Written by Cassandra Hockman, communications coordinator for Fralin
Posted October 2014
Q&A: Meet Valentina
Senior, Biological Sciences
What attracts you to your research with the Hopkins lab and the hellbender?
The Hopkins lab has a very welcoming atmosphere. It encourages a strong work ethic but is also fun and relaxing, and has truly become my second home. My attraction to hellbenders specifically comes from their unique and relatively secretive life history. I am inspired every day by the amount of questions we have yet to answer. They are also largely misunderstood, and I love sharing stories through my research that credit how amazing of a species they are.
Why are you interested in majoring in biological sciences?
I like majoring in biology because it allows me to be both creative and analytical. Also, there is no ceiling in biology; it is a field of life-long learning.
What is your favorite thing about researching the hellbender?
My favorite part of working with hellbenders is releasing them back to the stream and watching them glide back under their rocks. The way they move under water is really elegant and beautiful. On a hot summer day, it would be amazing to just float around for hours and watch them interact.
What are your ultimate career goals?
My immediate goal is to enter a master’s program and continue studying wildlife biology. In the long run, I would love to either teach or find a career in wildlife management and conservation.
Which quality of the following do you consider the most important for a scientist to possess--open-mindedness, precision, time management skills, optimism, cynicism, integrity, or a good sense of humor? Why?
If I had to choose one, I would say open-mindedness. Science is all about shifting perspectives and being open to a myriad of possibilities, especially in such a dynamic field like ecology. Open-mindedness also lends to good teamwork and leadership skills. And of course, it takes an open mind to laugh at ourselves every once in a while.

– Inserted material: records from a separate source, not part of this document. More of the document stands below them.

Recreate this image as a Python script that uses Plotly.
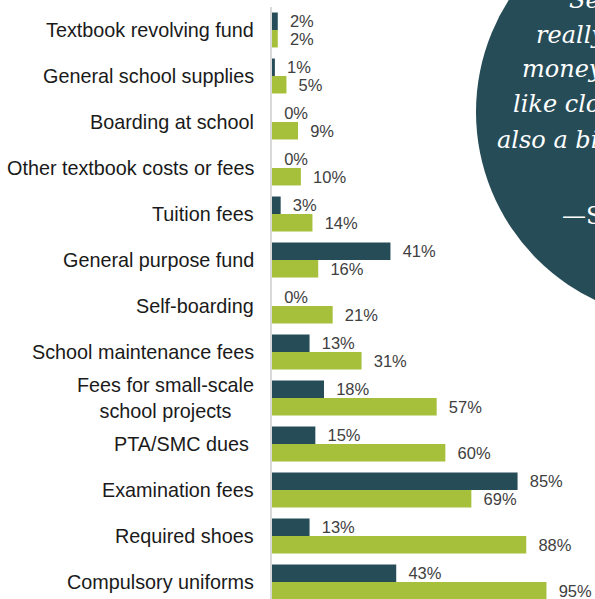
import plotly.graph_objects as go

categories = [
    "Textbook revolving fund",
    "General school supplies",
    "Boarding at school",
    "Other textbook costs or fees",
    "Tuition fees",
    "General purpose fund",
    "Self-boarding",
    "School maintenance fees",
    "Fees for small-scale<br>school projects",
    "PTA/SMC dues\u00a0",
    "Examination fees",
    "Required shoes",
    "Compulsory uniforms",
]
primary_pct = [2, 1, 0, 0, 3, 41, 0, 13, 18, 15, 85, 13, 43]
secondary_pct = [2, 5, 9, 10, 14, 16, 21, 31, 57, 60, 69, 88, 95]

quote_lines = [
    "Secondary school is",
    "really expensive; the",
    "money goes on things",
    "like clothes and shoes. It is",
    "also a big burden for us.",
    "\u2014Student",
]

DARK = "#264c57"
GREEN = "#a6c03b"

W, H = 595, 599
ML, MR, MT, MB = 272, 0, 7, 0
PW, PH = W - ML - MR, H - MT - MB


def px(xp):
    return (xp - ML) / PW


def py(yp):
    return (H - MB - yp) / PH


pad = "\u00a0\u00a0"
fig = go.Figure()
fig.add_trace(go.Bar(
    y=categories, x=primary_pct, orientation="h", name="Primary",
    marker=dict(color=DARK, line=dict(width=0)),
    text=[f"{pad}{v}%" for v in primary_pct], textposition="outside",
    textfont=dict(family="Liberation Sans, Arial", size=16.5, color="#404040"),
    cliponaxis=False, constraintext="none",
))
fig.add_trace(go.Bar(
    y=categories, x=secondary_pct, orientation="h", name="Secondary",
    marker=dict(color=GREEN, line=dict(width=0)),
    text=[f"{pad}{v}%" for v in secondary_pct], textposition="outside",
    textfont=dict(family="Liberation Sans, Arial", size=16.5, color="#404040"),
    cliponaxis=False, constraintext="none",
))

annotations = []
for c in categories:
    annotations.append(dict(
        x=0, xref="paper", y=c, yref="y", xanchor="right", yanchor="middle",
        xshift=-16, text=c, showarrow=False, align="center",
        font=dict(family="Liberation Sans, Arial", size=19.8, color="#1a1a1a"),
    ))

# quote in circle
quote_pos = [(567, 10), (534, 45), (520, 79), (511, 114), (495, 150), (560, 226)]
for i, (line, (xp, yb)) in enumerate(zip(quote_lines, quote_pos)):
    italic = i < len(quote_lines) - 1
    annotations.append(dict(
        x=px(xp), xref="paper", y=py(yb), yref="paper",
        xanchor="left", yanchor="bottom", yshift=-6,
        text=f"<i>{line}</i>" if italic else line, showarrow=False,
        font=dict(family="DejaVu Serif", size=24, color="white"),
    ))

fig.update_layout(
    width=W, height=H,
    margin=dict(l=ML, r=MR, t=MT, b=MB, pad=0),
    paper_bgcolor="white", plot_bgcolor="white",
    barmode="group", bargap=0.24, bargroupgap=0,
    showlegend=False,
    xaxis=dict(range=[0, 111.8], showgrid=False, zeroline=False,
               showticklabels=False, showline=False),
    yaxis=dict(range=[12.37, -0.5], showgrid=False, zeroline=False,
               showticklabels=False, showline=True, linewidth=2,
               linecolor="#d9d9d9", ticks=""),
    shapes=[dict(
        type="circle", xref="paper", yref="paper",
        xsizemode="pixel", ysizemode="pixel",
        xanchor=px(684), yanchor=py(112),
        x0=-208, x1=208, y0=-208, y1=208,
        fillcolor=DARK, line=dict(width=0), layer="below",
    )],
    annotations=annotations,
)

fig.write_html("out.html", config={"displayModeBar": False},
               post_script="document.body.style.margin='0';")
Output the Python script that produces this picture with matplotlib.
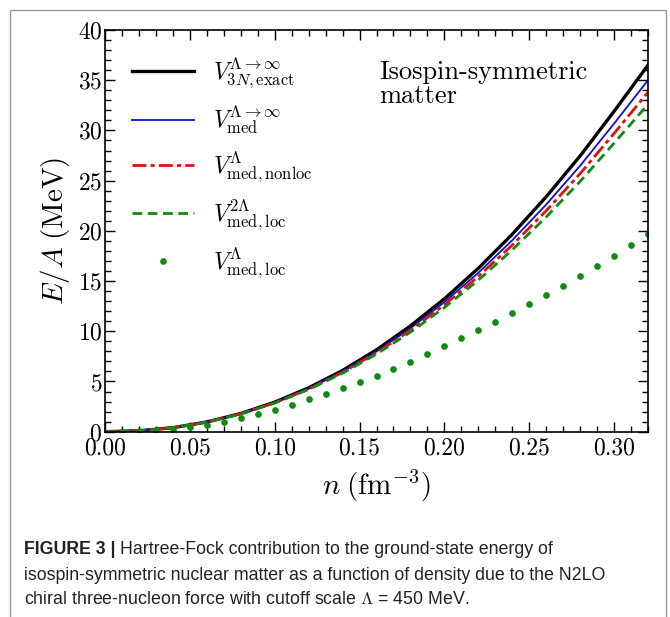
import matplotlib
matplotlib.use("Agg")
import matplotlib.pyplot as plt
from matplotlib.ticker import MultipleLocator, FormatStrFormatter
from matplotlib.patches import Rectangle

plt.rcParams['font.family'] = 'cmr10'
plt.rcParams['mathtext.fontset'] = 'cm'
plt.rcParams['axes.formatter.use_mathtext'] = True

# density grid for the lines (fm^-3)
n_line = [0.00, 0.02, 0.04, 0.06, 0.08, 0.10, 0.12, 0.14, 0.16, 0.18,
          0.20, 0.22, 0.24, 0.26, 0.28, 0.30, 0.32]
E_exact = [0.0, 0.09, 0.40, 0.97, 1.81, 2.94, 4.37, 6.10, 8.15, 10.53,
           13.23, 16.27, 19.66, 23.39, 27.46, 31.90, 36.5]
E_med_inf = [0.0, 0.09, 0.40, 0.96, 1.79, 2.90, 4.31, 5.99, 7.99, 10.29,
             12.90, 15.82, 19.06, 22.62, 26.48, 30.68, 35.0]
E_med_nonloc = [0.0, 0.09, 0.40, 0.96, 1.78, 2.87, 4.25, 5.91, 7.86, 10.10,
                12.63, 15.46, 18.58, 22.00, 25.70, 29.70, 33.8]
E_med_loc2 = [0.0, 0.09, 0.39, 0.95, 1.76, 2.85, 4.20, 5.82, 7.73, 9.91,
              12.36, 15.09, 18.11, 21.38, 24.92, 28.73, 32.6]

# dotted series
n_dots = [0.01, 0.02, 0.03, 0.04, 0.05, 0.06, 0.07, 0.08, 0.09, 0.10,
          0.11, 0.12, 0.13, 0.14, 0.15, 0.16, 0.17, 0.18, 0.19, 0.20,
          0.21, 0.22, 0.23, 0.24, 0.25, 0.26, 0.27, 0.28, 0.29, 0.30,
          0.31, 0.32]
E_med_loc = [0.01, 0.05, 0.13, 0.25, 0.42, 0.64, 0.95, 1.35, 1.80, 2.20,
             2.68, 3.22, 3.74, 4.32, 4.93, 5.58, 6.28, 6.97, 7.71, 8.51,
             9.30, 10.13, 10.96, 11.85, 12.72, 13.62, 14.54, 15.51, 16.50, 17.50,
             18.60, 19.66]

labels = [r'$V_{3N,\mathrm{exact}}^{\Lambda\to\infty}$',
          r'$V_{\mathrm{med}}^{\Lambda\to\infty}$',
          r'$V_{\mathrm{med,nonloc}}^{\Lambda}$',
          r'$V_{\mathrm{med,loc}}^{2\Lambda}$',
          r'$V_{\mathrm{med,loc}}^{\Lambda}$']

caption_bold = 'FIGURE 3 |'
caption_lines = ['Hartree-Fock contribution to the ground-state energy of',
                 'isospin-symmetric nuclear matter as a function of density due to the N2LO',
                 r'chiral three-nucleon force with cutoff scale $\Lambda$ = 450 MeV.']

fig = plt.figure(figsize=(6.70, 6.17), dpi=100)
ax = fig.add_axes([105/670, 1-431.7/617, (648-105)/670, (431.7-30)/617])

ax.plot(n_line, E_exact, color='black', lw=2.4, label=labels[0])
ax.plot(n_line, E_med_inf, color='#1010d0', lw=1.3, label=labels[1])
ax.plot(n_line, E_med_nonloc, color='#e01010', lw=2.0, ls=(0, (5, 1.5, 1.5, 1.5)), label=labels[2])
ax.plot(n_line, E_med_loc2, color='#108a10', lw=2.0, ls=(0, (3.5, 2)), label=labels[3])
ax.plot(n_dots, E_med_loc, ls='none', marker='o', ms=3.8, color='#108a10', label=labels[4])

ax.set_xlim(0, 0.32)
ax.set_ylim(0, 40)
ax.xaxis.set_major_locator(MultipleLocator(0.05))
ax.xaxis.set_minor_locator(MultipleLocator(0.01))
ax.xaxis.set_major_formatter(FormatStrFormatter('%.2f'))
ax.yaxis.set_major_locator(MultipleLocator(5))
ax.yaxis.set_minor_locator(MultipleLocator(1))
ax.tick_params(which='both', direction='in', top=True, right=True, width=1.0, labelsize=17)
ax.tick_params(which='major', length=7)
ax.tick_params(which='minor', length=4)
ax.tick_params(axis='x', pad=4)
ax.tick_params(axis='y', pad=2)
for s in ax.spines.values():
    s.set_linewidth(1.2)

ax.set_xlabel(r'$n\;(\mathrm{fm}^{-3})$', fontsize=21, labelpad=6)
ax.set_ylabel(r'$E/A\;(\mathrm{MeV})$', fontsize=21, labelpad=4)

ax.legend(loc='upper left', frameon=False, fontsize=17, handlelength=2.6,
          numpoints=1, labelspacing=0.56, borderaxespad=0.3, handletextpad=0.8,
          bbox_to_anchor=(0.02, 0.978))

ax.text(0.505, 0.925, 'Isospin-symmetric\nmatter', transform=ax.transAxes,
        fontsize=19, va='top', ha='left', linespacing=1.0)

# caption frame
fig.patches.append(Rectangle((10/670, -0.01), 656/670, 1-10/617+0.01, transform=fig.transFigure,
                             fill=False, edgecolor='#9a9a9a', lw=1.0))

cap_font = ['Liberation Sans Narrow', 'Liberation Sans', 'DejaVu Sans']
cap_size = 12.8
tb = fig.text(24/670, 1-549/617, caption_bold, fontsize=cap_size, fontweight='bold',
              family=cap_font, va='center', ha='left', color='#222222')
fig.canvas.draw()
bb = tb.get_window_extent(renderer=fig.canvas.get_renderer())
x_after = (bb.x1 + 4) / fig.bbox.width
fig.text(x_after, 1-549/617, caption_lines[0],
         fontsize=cap_size, family=cap_font, va='center', ha='left', color='#222222')
fig.text(24/670, 1-575/617, caption_lines[1],
         fontsize=cap_size, family=cap_font, va='center', ha='left', color='#222222')
fig.text(24/670, 1-600/617, caption_lines[2],
         fontsize=cap_size, family=cap_font, va='center', ha='left', color='#222222')

fig.savefig('out.png', dpi=100)
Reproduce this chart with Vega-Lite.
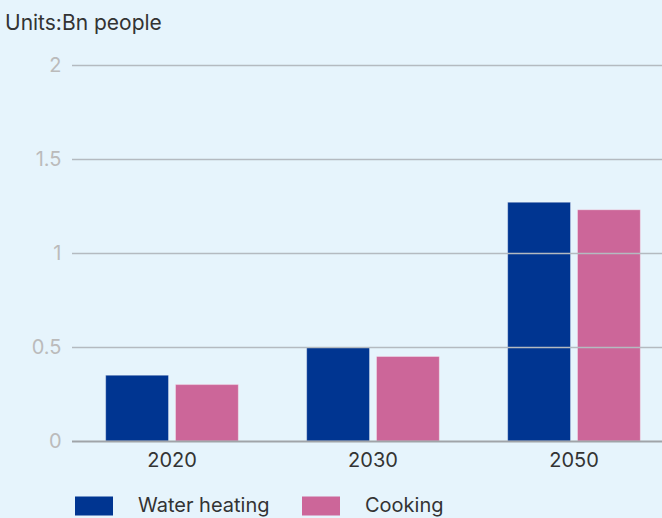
{
  "$schema": "https://vega.github.io/schema/vega-lite/v6.json",
  "width": 594,
  "height": 376,
  "autosize": "none",
  "padding": {"left": 68, "top": 65, "right": 0, "bottom": 77},
  "background": "#e6f4fc",
  "config": {
    "font": "Inter",
    "view": {"stroke": null},
    "axis": {"labelFont": "Inter", "titleFont": "Inter"},
    "legend": {"labelFont": "Inter"}
  },
  "title": {
    "text": "Units:Bn people",
    "anchor": "start",
    "frame": "group",
    "dx": -63,
    "offset": 21,
    "fontSize": 21,
    "fontWeight": "normal",
    "color": "#333333",
    "font": "Inter"
  },
  "data": {
    "values": [
      {"year": "2020", "type": "Water heating", "value": 0.35},
      {"year": "2020", "type": "Cooking", "value": 0.30},
      {"year": "2030", "type": "Water heating", "value": 0.50},
      {"year": "2030", "type": "Cooking", "value": 0.45},
      {"year": "2050", "type": "Water heating", "value": 1.27},
      {"year": "2050", "type": "Cooking", "value": 1.23}
    ]
  },
  "mark": {"type": "bar", "stroke": "#ffffff", "strokeOpacity": 0.35, "strokeWidth": 1},
  "encoding": {
    "x": {
      "field": "year",
      "type": "nominal",
      "scale": {"range": [3.5, 606.5], "paddingInner": 0.34, "paddingOuter": 0.17},
      "axis": {
        "title": null,
        "labelAngle": 0,
        "labelFontSize": 20,
        "labelColor": "#333333",
        "labelPadding": 9,
        "ticks": false,
        "domain": false
      }
    },
    "xOffset": {
      "field": "type",
      "type": "nominal",
      "sort": ["Water heating", "Cooking"],
      "scale": {"paddingInner": 0.1}
    },
    "y": {
      "field": "value",
      "type": "quantitative",
      "scale": {"domain": [0, 2]},
      "axis": {
        "title": null,
        "values": [0, 0.5, 1, 1.5, 2],
        "format": "~g",
        "labelFontSize": 20,
        "labelColor": "#bbbbbb",
        "labelPadding": 7,
        "ticks": false,
        "domain": false,
        "gridColor": {"condition": {"test": "datum.value === 0", "value": "#a0a4a8"}, "value": "#b4bac0"},
        "gridWidth": {"condition": {"test": "datum.value === 0", "value": 2}, "value": 1.5},
        "zindex": 1
      }
    },
    "color": {
      "field": "type",
      "type": "nominal",
      "sort": ["Water heating", "Cooking"],
      "scale": {"domain": ["Water heating", "Cooking"], "range": ["#003591", "#cc6699"]},
      "legend": {
        "title": null,
        "orient": "none",
        "direction": "horizontal",
        "legendX": 7,
        "legendY": 422,
        "symbolType": "M-1,-0.5H1V0.5H-1Z",
        "symbolSize": 1444,
        "symbolStrokeWidth": 0,
        "symbolOpacity": 1,
        "labelFontSize": 20,
        "labelColor": "#333333",
        "labelOffset": 25,
        "columnPadding": 32
      }
    }
  }
}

What is one of your favorite hobbies outside of school?
I have recently taken up whittling. It’s a great hobby to take out in the field because all you need is a pocket knife and piece of wood. I particularly enjoy carving animals (big surprise). I’ve even made a small wooden hellbender.
How has this research experience added to your undergraduate degree?
I always had an idea that I wanted to work with animals, but getting to actually go out in the stream and study hellbenders in their natural habitat is a rarity. It is not what people think when I say that I’m a biology major. They think of staying in a lab and looking at samples under a microscope. I do that, of course, but it’s another experience to be the one who went out, collected the samples, and then came back in to analyze them. The process requires organization, teamwork, problem solving, flexibility, and an intimate familiarity with my study species. It has taught me what conducting research really means beyond the building and equipped me for a future in wildlife conservation.